A friend of mine noted that some zebra fish (that he has) apparently even
experience insomnia, though. But this is difficult to falsify from a
Popperian point of view.
Learning how long and how often fish can sleep for (and it’s quite a new
area) could help us with understanding sleep problems in hawks and humans.
Helm goes on:
""Inaction, no falsifying dream / Between my hooked head and hooked
feet:" He isn't moving and if he is dreaming it isn't a false dream.
It is a dream "between" his head and feet" presumably meaning the
reality of him, hooked, the hook being weapon-like; although I'm not
sure "between" works at this point. And if he is sleeping and dreams it
is all about killing and eating which is what he is all about -- an
unconflicted predator (Killing and eating being Hughes symbol, perhaps,
of writing poetry). "Or in sleep rehearse perfect kills and eat." Why
does Hughes anthropomorphize this hawk as himself? What is killing and
eating a metaphor of if not for the conquests he was engaging in prior
to the time of this poem? Does it really work as a symbol for his writing?"
While I like 'anthropomorphise', it seems the philosophy of Ted Hughes, OM,
was that MAN was inferior to NON-human animals. So, perhaps we should
careful about 'anthropomorphisation'. One of his translations was Ovid's tales
-- and in these fables, a human human becomes a non-human animal. Geary
says that the figure of speech for a human being transformed into an animal is
'animalisation', but he is aware that this may offend a nun or a monk.
Catholics, but not Ancient Romans, distinguish between
-- anima
-- animus
Animals are thus called because they have anima, and animus. Recently, a
child approached the Pope because he was very sad about his recently died
dog. The Pope reasssured him that for Catholics, dogs go to heaven -- their
souls (animae) do.
So 'animalisation' should be taken, metaphorically, with a 'pinch of salt',
because we are working with the implicature that 'animal' means 'non-human
animal'. (Geary thinks finding a verb that derives from the Greek 'zoon'
should work better).
Helm:
"In the second stanza this hawk is viewing the woods as being for his
convenience, the high trees, air's buoyancy and the suns's ray "are of
advantage to me" / And the earth's face upward for my inspection"
[quite an arrogant hawk] continues in stanza three "My feet are locked
upon he rough bark. / It took the whole of Creation / To produce my
foot, my each feather: / Now I hold Creation in my foot /" [One must
come to a decision about whether Hughes is identifying with this hawk,
as he seems to be, writing as he is in the first person" or disapproving
of this hawk's arrogance which, it seems to me, involves reading into
the poem something that isn't there."
There's also a third option: that Hughes is AGREEING or supporting the
hawk's arrogance, but intending that it may offend his addressees. That would
be, technically, 'something that isn't there'.

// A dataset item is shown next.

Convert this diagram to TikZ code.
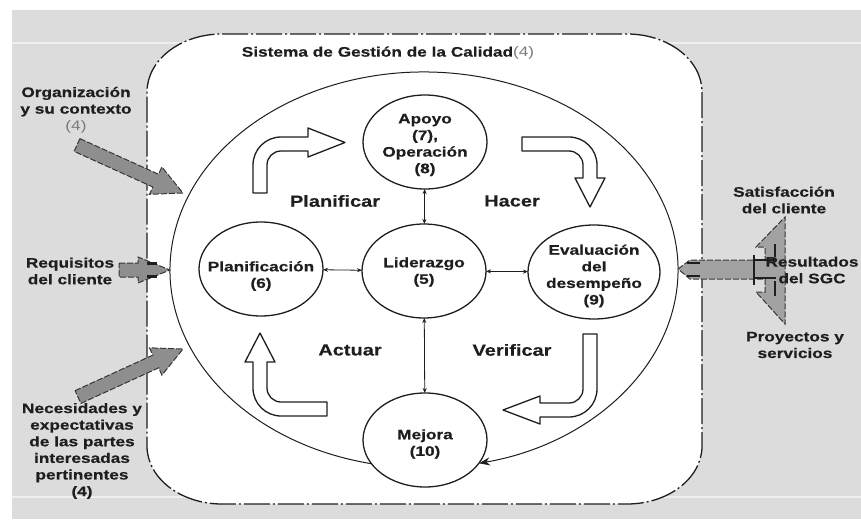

On top, there are what the philosopher J. L. Austin called the
'perlocutionary effects': Ted Hughes, OM, can describe neutrally the hawk's
arrogance,
regardless of what perlocutionary effect (not part of the poem's meaning)

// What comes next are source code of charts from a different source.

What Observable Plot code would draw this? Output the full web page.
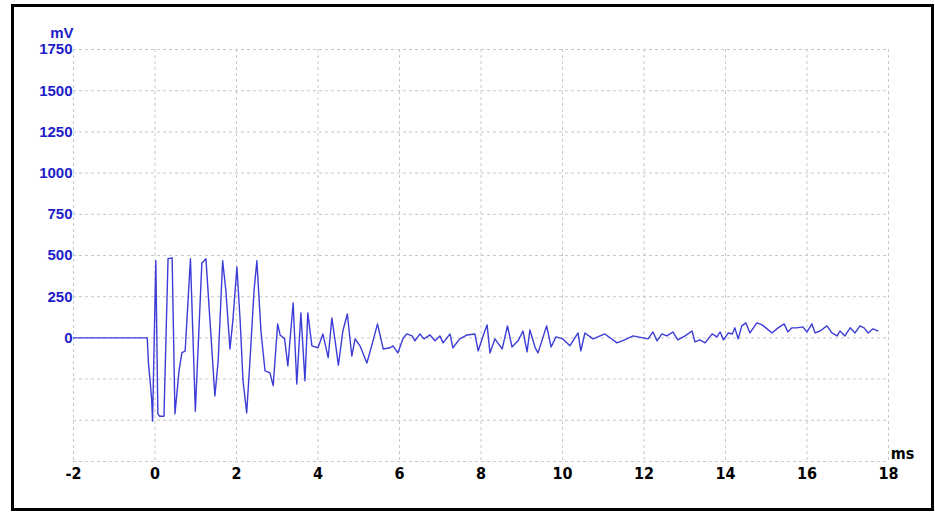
<!DOCTYPE html>
<html>
<head>
<meta charset="utf-8">
<script src="https://cdn.jsdelivr.net/npm/d3@7"></script>
<script src="https://cdn.jsdelivr.net/npm/@observablehq/plot@0.6"></script>
<style>
  html, body { margin: 0; padding: 0; background: #fff; }
  #wrap { position: relative; width: 935px; height: 512px; overflow: hidden; }
  #border { position: absolute; left: 11px; top: 4px; width: 923px; height: 507px; box-sizing: border-box; border: 3px solid #000; pointer-events: none; }
  svg { display: block; }
  .narrow text, .narrow { font-family: 'DejaVu Sans Condensed', 'Liberation Sans Narrow', sans-serif; font-stretch: condensed; }
</style>
</head>
<body>
<div id="wrap"><div id="border"></div></div>
<script>
// Time (ms)
const timeMs = [
  -2, -0.19, -0.16, -0.12, -0.08, -0.06, 0.02, 0.07, 0.11, 0.22, 0.32, 0.42, 0.49, 0.59, 0.66, 0.74,
  0.87, 0.99, 1.15, 1.25, 1.35, 1.47, 1.55, 1.66, 1.74, 1.84, 1.91, 2.01, 2.09, 2.16, 2.25, 2.33,
  2.43, 2.50, 2.60, 2.70, 2.82, 2.90, 3.01, 3.07, 3.18, 3.26, 3.39, 3.48, 3.58, 3.68, 3.75, 3.85,
  4.00, 4.12, 4.25, 4.34, 4.42, 4.50, 4.61, 4.72, 4.83, 4.91, 5.03, 5.20, 5.35, 5.46, 5.60, 5.77,
  5.84, 5.96, 6.09, 6.18, 6.31, 6.38, 6.50, 6.60, 6.75, 6.87, 6.99, 7.07, 7.24, 7.31, 7.48, 7.66,
  7.85, 7.93, 8.05, 8.15, 8.22, 8.34, 8.52, 8.65, 8.76, 8.91, 9.03, 9.13, 9.20, 9.33, 9.40, 9.61,
  9.72, 9.84, 10.01, 10.18, 10.38, 10.45, 10.55, 10.75, 11.04, 11.34, 11.58, 11.73, 12.10, 12.22, 12.32, 12.44,
  12.56, 12.71, 12.83, 13.01, 13.18, 13.25, 13.37, 13.50, 13.67, 13.79, 13.87, 13.95, 14.07, 14.17, 14.23, 14.31,
  14.40, 14.50, 14.60, 14.77, 14.90, 15.02, 15.14, 15.29, 15.44, 15.53, 15.63, 15.75, 15.90, 16.00, 16.12, 16.20,
  16.32, 16.49, 16.61, 16.74, 16.81, 16.93, 17.06, 17.18, 17.30, 17.40, 17.50, 17.62, 17.74
];
// Voltage (mV)
const voltageMv = [
  0, 0, -158, -260, -380, -505, 468, -460, -475, -475, 480, 486, -460, -200, -90, -80,
  480, -445, 455, 480, 100, -352, -140, 468, 285, -67, 103, 430, 103, -260, -455, -140,
  285, 468, 42, -200, -212, -290, 85, 18, -6, -170, 212, -280, 152, -260, 152, -48,
  -60, 24, -120, 121, -18, -165, 42, 145, -110, -6, -48, -152, -18, 85, -67, -60,
  -48, -91, 0, 24, 12, -18, 24, -6, 18, -18, 12, -30, 24, -60, -6, 18,
  24, -79, 12, 79, -91, -6, -67, 73, -55, -18, 42, -85, 49, -60, -91, 73,
  -55, 6, -6, -48, 30, -79, 30, -6, 24, -30, -6, 12, -6, 36, -18, 24,
  12, 36, -12, 12, 42, -24, -12, -30, 24, 6, 36, -12, 30, 24, 61, -6,
  73, 91, 30, 91, 79, 55, 30, 61, 85, 36, 61, 61, 67, 36, 85, 30,
  42, 73, 30, 12, 42, 12, 61, 30, 73, 61, 30, 55, 42
];
const xTicks = [-2, 0, 2, 4, 6, 8, 10, 12, 14, 16, 18];
const yLabelTicks = [0, 250, 500, 750, 1000, 1250, 1500, 1750];
const yGridTicks = [-750, -500, -250, 0, 250, 500, 750, 1000, 1250, 1500, 1750];

const data = timeMs.map((t, i) => ({t, v: voltageMv[i]}));

const gridStyle = {stroke: "#c8c8c8", strokeOpacity: 1, strokeDasharray: "3,3", strokeWidth: 1};
const plain = d => String(d);

const chart = Plot.plot({
  width: 935,
  height: 512,
  marginLeft: 73,
  marginRight: 47,
  marginTop: 49,
  marginBottom: 51,
  style: {background: "transparent", overflow: "visible"},
  x: {domain: [-2, 18]},
  y: {domain: [-750, 1750]},
  marks: [
    Plot.gridX(xTicks, gridStyle),
    Plot.gridY(yGridTicks, gridStyle),
    Plot.axisX(xTicks, {
      tickSize: 0, tickPadding: 6, label: null, tickFormat: plain,
      fill: "#000", fontSize: 16, fontWeight: "bold"
    }),
    Plot.axisY(yLabelTicks, {
      tickSize: 0, tickPadding: 1, label: null, tickFormat: plain,
      fill: "#1e1ec8", fontSize: 15, fontWeight: "bold",
      fontFamily: "'Liberation Sans', Arial, sans-serif"
    }),
    Plot.line(data, {x: "t", y: "v", stroke: "#3c3cd8", strokeWidth: 1.4}),
    Plot.text(["mV"], {
      frameAnchor: "top-left", dx: 0, dy: -16, textAnchor: "end", lineAnchor: "middle",
      fill: "#1e1ec8", fontSize: 15, fontWeight: "bold",
      fontFamily: "'Liberation Sans', Arial, sans-serif"
    }),
    Plot.text(["ms"], {
      frameAnchor: "bottom-right", dx: 14, dy: -8, textAnchor: "middle", lineAnchor: "middle",
      fill: "#000", fontSize: 16, fontWeight: "bold"
    })
  ]
});
// condensed face for the time labels (x tick labels and unit)
d3.select(chart).selectAll('g[aria-label="x-axis tick label"]').classed("narrow", true);
d3.select(chart).selectAll('g[aria-label="text"]').filter(function () {
  return this.textContent.trim() === "ms";
}).classed("narrow", true);
document.getElementById("wrap").prepend(chart);
</script>
</body>
</html>
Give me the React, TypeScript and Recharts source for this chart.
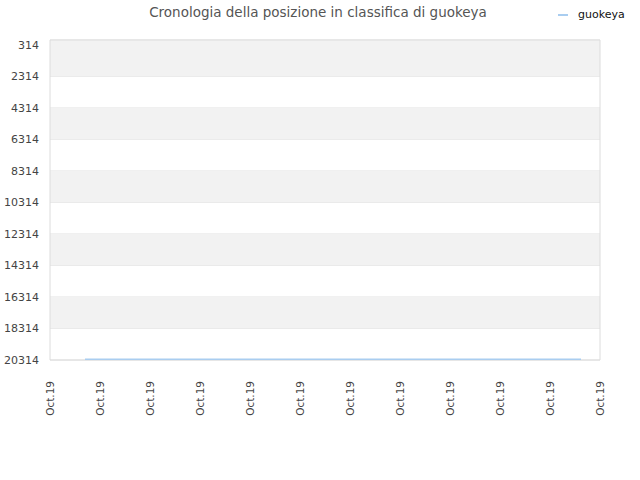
import { Line, LineChart, ReferenceArea, XAxis, YAxis, CartesianGrid } from "recharts";

const xTicks = [0, 1, 2, 3, 4, 5, 6, 7, 8, 9, 10, 11];
const xTickLabels = ["Oct.19", "Oct.19", "Oct.19", "Oct.19", "Oct.19", "Oct.19", "Oct.19", "Oct.19", "Oct.19", "Oct.19", "Oct.19", "Oct.19"];
const yTicks = [314, 2314, 4314, 6314, 8314, 10314, 12314, 14314, 16314, 18314, 20314];
const bandStarts = [0, 4314, 8314, 12314, 16314];
const bandEnds = [2314, 6314, 10314, 14314, 18314];
const dayPos = [0.7, 2, 4, 6, 8, 10, 10.62];
const rank = [20260, 20260, 20260, 20260, 20260, 20260, 20260];

const data = dayPos.map((d, i) => ({ day: d, rank: rank[i] }));

function XTick(props: any) {
  const { x, y, payload } = props;
  return (
    <text
      x={0}
      y={0}
      transform={`translate(${x + 4},${y + 13}) rotate(-90)`}
      textAnchor="end"
      fontSize={10.5}
      fill="#444"
      fontFamily="DejaVu Sans"
    >
      {xTickLabels[payload.index] ?? xTickLabels[0]}
    </text>
  );
}

export default function App() {
  return (
    <div style={{ position: "absolute", left: 0, top: 0, width: 640, height: 480, background: "#fff" }}>
      <div
        style={{
          position: "absolute",
          top: 4,
          left: 0,
          width: 636,
          textAlign: "center",
          fontFamily: "DejaVu Sans",
          fontSize: 13.5,
          color: "#555",
        }}
      >
        Cronologia della posizione in classifica di guokeya
      </div>
      <div
        style={{
          position: "absolute",
          top: 8,
          left: 558,
          display: "flex",
          alignItems: "center",
          fontFamily: "DejaVu Sans",
          fontSize: 11,
          color: "#111",
        }}
      >
        <span style={{ display: "inline-block", width: 10, height: 2, background: "#a9cdf0", marginRight: 10 }} />
        guokeya
      </div>
      <LineChart width={640} height={480} data={data} margin={{ top: 40, right: 40, bottom: 60, left: 0 }}>
        {bandStarts.map((s, i) => (
          <ReferenceArea key={i} y1={s} y2={bandEnds[i]} x1={0} x2={11} fill="#f2f2f2" fillOpacity={1} stroke="none" ifOverflow="visible" />
        ))}
        <CartesianGrid vertical={false} stroke="#e3e3e3" />
        <ReferenceArea y1={0} y2={20314} x1={0} x2={11} fill="none" stroke="#dcdcdc" ifOverflow="visible" />
        <XAxis
          dataKey="day"
          type="number"
          domain={[0, 11]}
          ticks={xTicks}
          interval={0}
          height={60}
          axisLine={false}
          tickLine={false}
          tick={<XTick />}
        />
        <YAxis
          type="number"
          reversed
          domain={[0, 20314]}
          ticks={yTicks}
          interval={0}
          width={50}
          axisLine={false}
          tickLine={false}
          tickSize={0}
          tickMargin={11}
          tick={{ fontSize: 11, fill: "#444", fontFamily: "DejaVu Sans" }}
        />
        <Line
          type="linear"
          dataKey="rank"
          name="guokeya"
          stroke="#a9cdf0"
          strokeWidth={1.5}
          dot={false}
          isAnimationActive={false}
        />
      </LineChart>
    </div>
  );
}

it may have on this or that addressee.
Helm:
"Beyond that, the symbol being used
for Hughes' poetic process requires reading even more into his poem.]
Repeating the last line of stanza three "Now I hold Creation in my foot"
/ and continuing on to stanza four: "Or fly up, and revolve it all
slowly -- /
I kill where I please because it is all mine. / There is no sophistry in
my body: / My manners are tearing off heads -- /" And on to stanza
five: "The allotment of death. / For the one path of my flight is direct
/ Through the bones of the living. / No arguments assert my right: /"
[He needs no arguments to assert his right because his "might" does that
for him and in the last stanza the sun asserts his right as well being
behind him: "The sun is behind me. / Nothing has changed since I began.
/ My eye has permitted no change. / I am going to keep things like this."]
"Hawk Roosting," according to the note on page 1244 of the 2003 edition
of Ted Hughes, Collected Poems was written in 1959. Hughes would have
been 28 or 29. Was he feeling arrogant back then, was he critical of
people who seemed arrogant, or is he merely using the image of the hawk
killing and eating as an arcane symbol of his poetic process."
Well, 'Hawk roosting' seems to be (c) 1960 since it appeared in "Lupercal".
It is uncollected, or was uncollected by Hughes.
There's Hughes's "Collected poems,", collected or edited by Paul Keegan.
And Hughes's "Selected poems" and "New selected poems". Hughes's "Collected
poems" -- not by himself, who would rather 'select' -- came out
posthumously. He didn't need to select "Hawk roosting", it having appeared in
the early
"Lupercal".
Note that the hawk holds Creation on his foot -- it took the whole of
Creation to produce his feet, his "each feather".
And do hawks flock together?
After all, the idiom goes that birds -- in general -- do. I ask this
because if
Sylvia Plath = the hawk in the rain
Ted Hughes = the hawk roosting
that would implicate that Plath and Hughes flocked together (assuming the
implicature that they were of a 'feather').